Want to learn all about trap music? Head to Georgia Tech. Beginning this semester in January, Georgia Tech began to offer an undergraduate course dedicated to trap music and nothing but titled “Exploring the Lyrics of Outkast and Trap Music to Explore Politics of Social Justice.” The course is a Humanities elective and is required for students working towards a Social Justice minor. Here on Run The Trap, we have an entire article dedicated to explaining what trap music is.
The curriculum of the course is built around the sound and lyrics of southern trap music, which was first introduced by DJ Troop and later popularized by producers such as Shanty Red, Metro Boomin, Mike Will Made It, Zaytoven, and more. Students in the course will be asked to “research and analyze the metadata of soundscapes and the social impact of artists in the scene.” There’s even a specific period of the course dedicated to exploring the intergenerational tensions and discourse of Lil Yachty’s artistry.
Notable artists discussed throughout the course include Goodie Mob, UGK, T.I., Jeezy, Gucci Mane, 2 Chainz, Migos, Future, and 21 Savage, among others. Beyond that, the course also touches on some of the more legendary hip-hop acts ever such as The Notorious B.I.G., Tupac, N.W.A., Nas, Lauryn Hill, and more.
The class is taught by Atlanta Native and hip hop scholar Dr. Jocelyn Wilson. Most people will recognize her from her well received TEDx Lecture titled “The OUTKAST Imagination” (watch below). Dr. Wilson also helped produce an Emmy award-nominated film titled Walking with Guns and was featured in a VH1 Documentary The Untold Story of Atlanta’s Rise in the Rap Game.
In an interview with HipHopDX, Dr. Wilson shared her thoughts on the course, what’s it’s alll about, and why students love the class.
“It’s a course that uses new metaphors for exploring contemporary rap music.
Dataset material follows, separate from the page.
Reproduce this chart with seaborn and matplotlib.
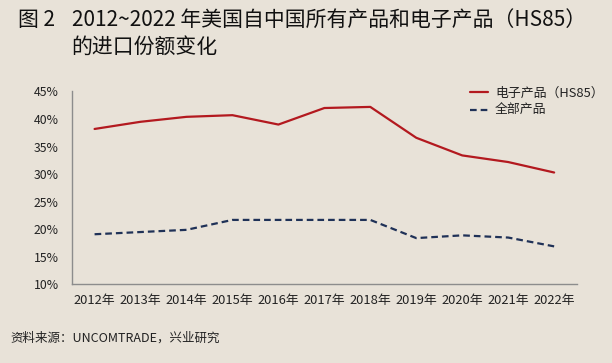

One of my metaphors is ‘The Outkast Imagination’ and the other metaphor is ‘trap.’ Both allow us to broaden and deepen our understandings of the music within a larger tradition of cultural expression.
The class is popular because Hip Hop culture is popular, but also because we are in Atlanta and offering the course at an institute of technology committed to intersecting the humanities with technology.
My students are majors in engineering, economics, public policy, media and communications, and biomedical sciences. They all have a sensibility towards Hip Hop and a special affinity for trap music. I have a math degree, so I can understand and relate to their undergraduate experiences at Georgia Tech while attempting to make sense of what’s happening around them culturally. Studying Hip Hop, particularly from the Atlanta perspective, we are able to explore trap as an ideology of self-determination, social justice, and civic engagement. They are the next generation of STEM leaders. My hope is they can take these basic principles and fundamental truths and apply them to their work-life after graduation. That’s the overarching goal, aim and mission of the course. Hip Hop is therefore the metaphor we use to examine the pedagogical implications of the music. However, it is a 40-year-old metaphor. When working with 18, 19, and 20-year-old college students, my position is we need contemporary and innovative ways to work with them. This is where the element of trap comes in.”